## TASK DIRECTIONS
Leave out the pictures and copy each record below exactly.
####
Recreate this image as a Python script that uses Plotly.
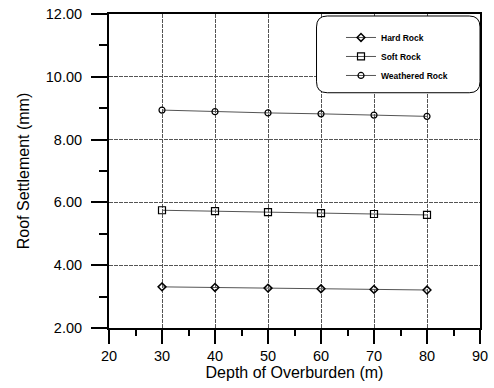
import plotly.graph_objects as go

depth = [30, 40, 50, 60, 70, 80]
hard_rock = [3.31, 3.29, 3.27, 3.25, 3.23, 3.21]
soft_rock = [5.75, 5.72, 5.69, 5.66, 5.63, 5.60]
weathered_rock = [8.94, 8.89, 8.85, 8.82, 8.78, 8.74]

y_ticks = [2, 4, 6, 8, 10, 12]
y_tick_text = ["2.00", "4.00", "6.00", "8.00", "10.00", "12.00"]
x_ticks = [20, 30, 40, 50, 60, 70, 80, 90]

W, H = 494, 388
L, R, T, B = 109, 6, 13, 60
pw, ph = W - L - R, H - T - B

fig = go.Figure()
line_style = dict(color="#555555", width=1)
fig.add_trace(go.Scatter(x=depth, y=hard_rock, mode="lines+markers", name="<b>Hard Rock</b>",
                         line=line_style,
                         marker=dict(symbol="diamond-open", size=6, color="black", line=dict(width=1.5))))
fig.add_trace(go.Scatter(x=depth, y=soft_rock, mode="lines+markers", name="<b>Soft Rock</b>",
                         line=line_style,
                         marker=dict(symbol="square-open", size=7, color="black", line=dict(width=1.2))))
fig.add_trace(go.Scatter(x=depth, y=weathered_rock, mode="lines+markers", name="<b>Weathered Rock</b>",
                         line=line_style,
                         marker=dict(symbol="circle-open", size=6, color="black", line=dict(width=1.2))))

# rounded legend box (pixel-based, converted to paper units)
x0p, x1p, y0p, y1p, r = 321, 488, 15, 92, 11
def px(x):
    return (x - L) / pw
def py(y):
    return 1 - (y - T) / ph
rx, ry = r / pw, r / ph
path = (f"M {px(x0p)+rx},{py(y0p)} L {px(x1p)-rx},{py(y0p)} Q {px(x1p)},{py(y0p)} {px(x1p)},{py(y0p)-ry} "
        f"L {px(x1p)},{py(y1p)+ry} Q {px(x1p)},{py(y1p)} {px(x1p)-rx},{py(y1p)} "
        f"L {px(x0p)+rx},{py(y1p)} Q {px(x0p)},{py(y1p)} {px(x0p)},{py(y1p)+ry} "
        f"L {px(x0p)},{py(y0p)-ry} Q {px(x0p)},{py(y0p)} {px(x0p)+rx},{py(y0p)} Z")
fig.add_shape(type="path", xref="paper", yref="paper", path=path,
              line=dict(color="black", width=1), fillcolor="white", layer="above")

tick_font = dict(family="Liberation Sans, Arial, sans-serif", size=14.5, color="black")
title_font = dict(family="Liberation Sans, Arial, sans-serif", size=16, color="black")

fig.update_layout(
    width=W, height=H,
    margin=dict(l=L, r=R, t=T, b=B),
    paper_bgcolor="white", plot_bgcolor="white",
    font=tick_font,
    showlegend=True,
    legend=dict(x=px(346), y=py(22), xanchor="left", yanchor="top",
                bgcolor="rgba(0,0,0,0)", borderwidth=0,
                font=dict(family="Liberation Sans, Arial, sans-serif", size=8.5, color="black"),
                tracegroupgap=0),
    xaxis=dict(range=[20, 90], tickvals=x_ticks, ticks="outside", ticklen=14, tickwidth=1.5,
               tickcolor="black", showline=True, linecolor="black", linewidth=2, mirror=True,
               showgrid=True, gridcolor="#555555", gridwidth=1, griddash="4px,1px",
               zeroline=False, tickfont=tick_font, ticklabeloverflow="allow",
               minor=dict(dtick=5, ticks="outside", ticklen=6, tickcolor="black", tickwidth=1.5, showgrid=False),
               title=dict(text="Depth of Overburden (m)", font=title_font, standoff=2)),
    yaxis=dict(range=[2, 12], tickvals=y_ticks, ticktext=y_tick_text, ticks="outside", ticklen=16,
               tickwidth=1.5, tickcolor="black", showline=True, linecolor="black", linewidth=2, mirror=True,
               showgrid=True, gridcolor="#555555", gridwidth=1, griddash="4px,1px",
               zeroline=False, tickfont=tick_font, ticklabelstandoff=6,
               minor=dict(dtick=1, ticks="outside", ticklen=8, tickcolor="black", tickwidth=1.5, showgrid=False),
               title=dict(text="Roof Settlement (mm)", font=title_font, standoff=12)),
)

fig.write_html("out.html")
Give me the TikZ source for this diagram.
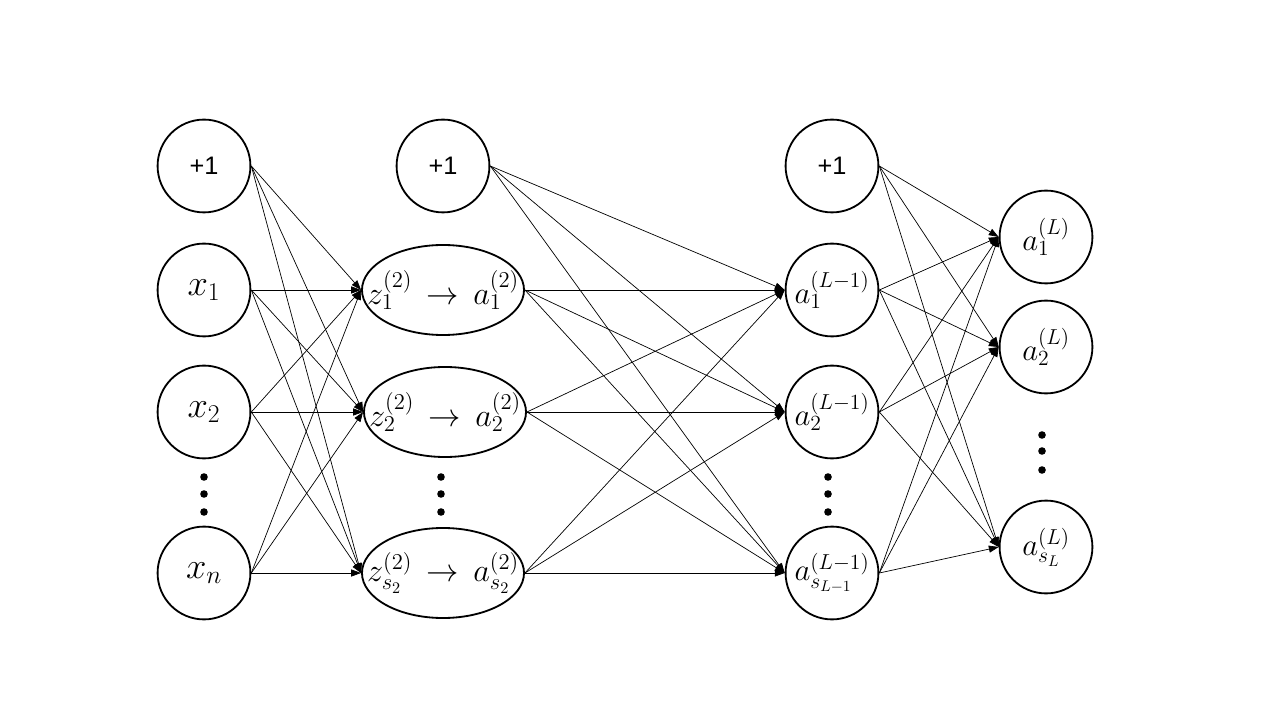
####
## WRITTEN SOLUTION
Recreate this image as a Python script that uses Plotly.
import plotly.graph_objects as go

depth = [30, 40, 50, 60, 70, 80]
hard_rock = [3.31, 3.29, 3.27, 3.25, 3.23, 3.21]
soft_rock = [5.75, 5.72, 5.69, 5.66, 5.63, 5.60]
weathered_rock = [8.94, 8.89, 8.85, 8.82, 8.78, 8.74]

y_ticks = [2, 4, 6, 8, 10, 12]
y_tick_text = ["2.00", "4.00", "6.00", "8.00", "10.00", "12.00"]
x_ticks = [20, 30, 40, 50, 60, 70, 80, 90]

W, H = 494, 388
L, R, T, B = 109, 6, 13, 60
pw, ph = W - L - R, H - T - B

fig = go.Figure()
line_style = dict(color="#555555", width=1)
fig.add_trace(go.Scatter(x=depth, y=hard_rock, mode="lines+markers", name="<b>Hard Rock</b>",
                         line=line_style,
                         marker=dict(symbol="diamond-open", size=6, color="black", line=dict(width=1.5))))
fig.add_trace(go.Scatter(x=depth, y=soft_rock, mode="lines+markers", name="<b>Soft Rock</b>",
                         line=line_style,
                         marker=dict(symbol="square-open", size=7, color="black", line=dict(width=1.2))))
fig.add_trace(go.Scatter(x=depth, y=weathered_rock, mode="lines+markers", name="<b>Weathered Rock</b>",
                         line=line_style,
                         marker=dict(symbol="circle-open", size=6, color="black", line=dict(width=1.2))))

# rounded legend box (pixel-based, converted to paper units)
x0p, x1p, y0p, y1p, r = 321, 488, 15, 92, 11
def px(x):
    return (x - L) / pw
def py(y):
    return 1 - (y - T) / ph
rx, ry = r / pw, r / ph
path = (f"M {px(x0p)+rx},{py(y0p)} L {px(x1p)-rx},{py(y0p)} Q {px(x1p)},{py(y0p)} {px(x1p)},{py(y0p)-ry} "
        f"L {px(x1p)},{py(y1p)+ry} Q {px(x1p)},{py(y1p)} {px(x1p)-rx},{py(y1p)} "
        f"L {px(x0p)+rx},{py(y1p)} Q {px(x0p)},{py(y1p)} {px(x0p)},{py(y1p)+ry} "
        f"L {px(x0p)},{py(y0p)-ry} Q {px(x0p)},{py(y0p)} {px(x0p)+rx},{py(y0p)} Z")
fig.add_shape(type="path", xref="paper", yref="paper", path=path,
              line=dict(color="black", width=1), fillcolor="white", layer="above")

tick_font = dict(family="Liberation Sans, Arial, sans-serif", size=14.5, color="black")
title_font = dict(family="Liberation Sans, Arial, sans-serif", size=16, color="black")

fig.update_layout(
    width=W, height=H,
    margin=dict(l=L, r=R, t=T, b=B),
    paper_bgcolor="white", plot_bgcolor="white",
    font=tick_font,
    showlegend=True,
    legend=dict(x=px(346), y=py(22), xanchor="left", yanchor="top",
                bgcolor="rgba(0,0,0,0)", borderwidth=0,
                font=dict(family="Liberation Sans, Arial, sans-serif", size=8.5, color="black"),
                tracegroupgap=0),
    xaxis=dict(range=[20, 90], tickvals=x_ticks, ticks="outside", ticklen=14, tickwidth=1.5,
               tickcolor="black", showline=True, linecolor="black", linewidth=2, mirror=True,
               showgrid=True, gridcolor="#555555", gridwidth=1, griddash="4px,1px",
               zeroline=False, tickfont=tick_font, ticklabeloverflow="allow",
               minor=dict(dtick=5, ticks="outside", ticklen=6, tickcolor="black", tickwidth=1.5, showgrid=False),
               title=dict(text="Depth of Overburden (m)", font=title_font, standoff=2)),
    yaxis=dict(range=[2, 12], tickvals=y_ticks, ticktext=y_tick_text, ticks="outside", ticklen=16,
               tickwidth=1.5, tickcolor="black", showline=True, linecolor="black", linewidth=2, mirror=True,
               showgrid=True, gridcolor="#555555", gridwidth=1, griddash="4px,1px",
               zeroline=False, tickfont=tick_font, ticklabelstandoff=6,
               minor=dict(dtick=1, ticks="outside", ticklen=8, tickcolor="black", tickwidth=1.5, showgrid=False),
               title=dict(text="Roof Settlement (mm)", font=title_font, standoff=12)),
)

fig.write_html("out.html")
Give me the TikZ source for this diagram.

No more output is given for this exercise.